Literary Pursuits - Lampman's true passion lay in poetry. His journey as a poet began with contributions to his college magazine, Rouge et Noir, and he gradually gained recognition in prestigious publications such as The Week, Atlantic Monthly, Harper's, and Scribner's. Despite early setbacks in publishing his work, he self-published his first collection, Among the Millet, in 1888. His persistence paid off when a Boston publisher released his second book, Lyrics of Earth, in 1896. His third collection, Alcyone and Other Poems, was published posthumously in 1899, and its contents were later included in The Poems of Archibald Lampman (1900), edited by his friend and fellow poet Duncan Campbell Scott.

Legacy and Recognition - Lampman's poetry collections continued to be published posthumously, ensuring his lasting influence on Canadian literature. Notable collections include Lyrics of Earth: Sonnets and Ballads (1925), At the Long Sault (1943), and Selected Poems (1947). His Selected Prose was published in 1975, further cementing his literary legacy. Lampman’s detailed and meaningful poems have left a lasting impact on Canadian literary culture. His significance is commemorated across Ottawa through historical plaques and memorials. These can be found on Slater Street, Daly Avenue, Montreal Road (in St. Margaret’s Church), and at Beechwood Cemetery, where he is buried. His likeness appears in the grand stained-glass window at the Main Branch of the Ottawa Public Library alongside literary giants such as Shakespeare, Byron, and Tennyson. Additionally, he has a street named after him, and the Arc Magazine annually awards the Archibald Lampman Prize to recognize local achievements in poetry.

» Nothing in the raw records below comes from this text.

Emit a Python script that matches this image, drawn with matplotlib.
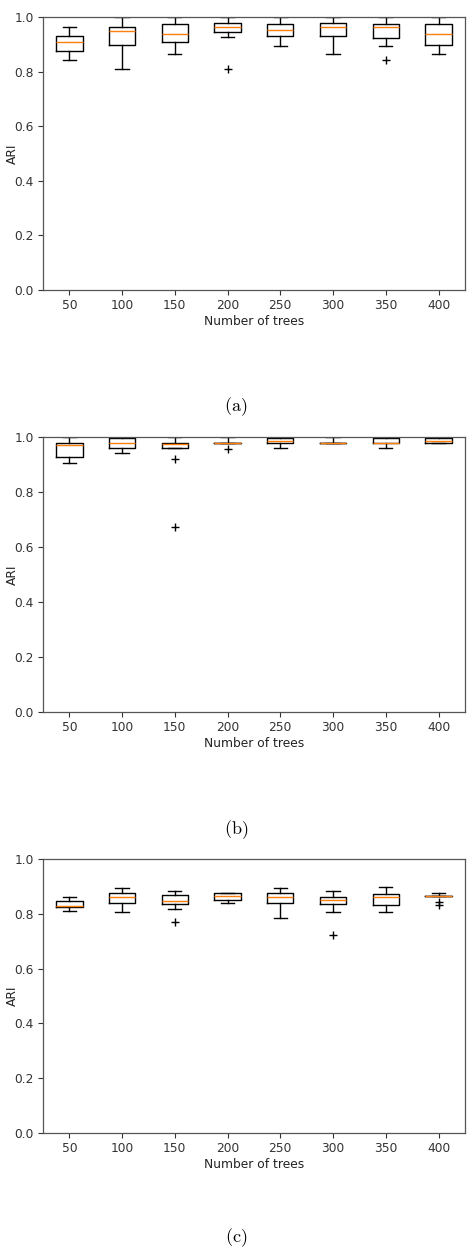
import matplotlib
matplotlib.use("Agg")
import matplotlib.pyplot as plt

plt.rcParams['mathtext.fontset'] = 'cm'

# x tick labels: number of trees
trees = [50, 100, 150, 200, 250, 300, 350, 400]

# panel (a): whislo, q1, median, q3, whishi, fliers
a_whislo = [0.841, 0.811, 0.863, 0.926, 0.894, 0.863, 0.894, 0.863]
a_q1 = [0.874, 0.899, 0.907, 0.944, 0.930, 0.930, 0.924, 0.899]
a_med = [0.907, 0.947, 0.936, 0.965, 0.953, 0.965, 0.962, 0.936]
a_q3 = [0.930, 0.962, 0.973, 0.979, 0.976, 0.979, 0.976, 0.973]
a_whishi = [0.962, 1.0, 1.0, 1.0, 1.0, 1.0, 1.0, 1.0]
a_fliers = [[], [], [], [0.811], [], [], [0.841], []]

# panel (b)
b_whislo = [0.904, 0.941, 0.959, 0.977, 0.959, 0.977, 0.959, 0.977]
b_q1 = [0.928, 0.959, 0.960, 0.977, 0.977, 0.977, 0.977, 0.977]
b_med = [0.972, 0.978, 0.975, 0.977, 0.985, 0.977, 0.977, 0.985]
b_q3 = [0.979, 0.998, 0.979, 0.977, 0.996, 0.977, 0.996, 0.998]
b_whishi = [1.0, 1.0, 1.0, 1.0, 1.0, 1.0, 1.0, 1.0]
b_fliers = [[], [], [0.921, 0.674], [0.958], [], [], [], []]

# panel (c)
c_whislo = [0.811, 0.805, 0.818, 0.841, 0.786, 0.808, 0.805, 0.864]
c_q1 = [0.824, 0.841, 0.836, 0.850, 0.841, 0.836, 0.832, 0.864]
c_med = [0.828, 0.860, 0.848, 0.866, 0.862, 0.850, 0.860, 0.865]
c_q3 = [0.847, 0.875, 0.869, 0.877, 0.875, 0.862, 0.872, 0.866]
c_whishi = [0.862, 0.893, 0.883, 0.877, 0.893, 0.883, 0.899, 0.875]
c_fliers = [[], [], [0.769], [], [], [0.723], [], [0.842, 0.831]]

panels = [
    ("(a)", a_whislo, a_q1, a_med, a_q3, a_whishi, a_fliers),
    ("(b)", b_whislo, b_q1, b_med, b_q3, b_whishi, b_fliers),
    ("(c)", c_whislo, c_q1, c_med, c_q3, c_whishi, c_fliers),
]

# axes rectangles [left, bottom, width, height] and caption y positions
rects = [[0.091, 0.768, 0.894, 0.2184],
         [0.091, 0.4304, 0.894, 0.22],
         [0.091, 0.0936, 0.894, 0.2192]]
caption_y = [0.6744, 0.336, 0.0096]

fig = plt.figure(figsize=(4.72, 12.5), dpi=100)

for (name, wlo, q1, med, q3, whi, fl), rect, cy in zip(panels, rects, caption_y):
    ax = fig.add_axes(rect)
    stats = []
    for i in range(len(trees)):
        stats.append({'whislo': wlo[i], 'q1': q1[i], 'med': med[i],
                      'q3': q3[i], 'whishi': whi[i], 'fliers': fl[i]})
    ax.bxp(stats, positions=range(1, len(trees) + 1), widths=0.5,
           flierprops=dict(marker='+', markeredgecolor='black', markersize=6),
           boxprops=dict(linewidth=1.0),
           whiskerprops=dict(linewidth=1.0),
           capprops=dict(linewidth=1.0),
           medianprops=dict(color='#ff7f0e', linewidth=1.0))
    ax.set_xlim(0.5, len(trees) + 0.5)
    ax.set_ylim(0, 1.0)
    ax.set_yticks([0.0, 0.2, 0.4, 0.6, 0.8, 1.0])
    ax.set_xticks(range(1, len(trees) + 1))
    ax.set_xticklabels([str(t) for t in trees])
    ax.tick_params(labelsize=8.8, colors='#333333', length=3.5, width=0.8, pad=3)
    for s in ax.spines.values():
        s.set_color('#555555')
        s.set_linewidth(0.9)
    ax.set_xlabel('Number of trees', fontsize=8.8, color='#222222', labelpad=2)
    ax.set_ylabel('ARI', fontsize=8.8, color='#222222')
    ax.yaxis.set_label_coords(-0.058, 0.5)
    fig.text(0.5, cy, r'$\mathrm{' + name + '}$', ha='center', va='center',
             fontsize=13)

fig.savefig('out.png', dpi=100)
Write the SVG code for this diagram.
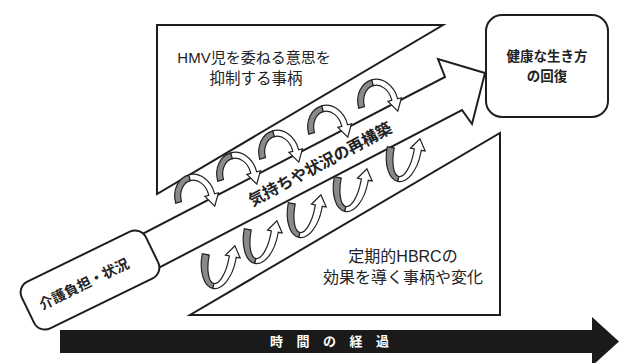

Personal Life and Character - Known to be reclusive and shy, Lampman found companionship among Ottawa's writers and intellectuals. He collaborated with Duncan Campbell Scott and William Wilfred Campbell on the lively column “At the Mermaid Inn” (1892-93) for the Toronto Globe. He was active in various literary and scientific groups in Ottawa, often reading his poems or delivering papers. In 1895, he was elected a Fellow of the Royal Society of Canada, a testament to his contributions to Canadian literature.

Themes and Style - Lampman's poetry is celebrated for its vivid depictions of nature, imbued with moods of delight and solemn contemplation. He excelled in sonnet writing but was also known for his narrative poems and his occasional sharp critique of industrial civilization. Despite his professional dissatisfaction and bouts of poor health, Lampman’s poetry provided a refuge where he could explore idealized communities and dreamlike states.

Final Years and Death - Lampman's later years were marred by a spiritual malaise, worsened by the death of his infant son and his declining health. He passed away on February 10, 1899, at the age of 37, leaving behind a legacy that continues to inspire and influence Canadian poets and literary enthusiasts. Archibald Lampman’s life and work are a testament to his profound impact on Canadian poetry. His detailed and contemplative nature poems, along with his contributions to literary culture, ensure that he remains a celebrated figure in Canada’s rich literary history.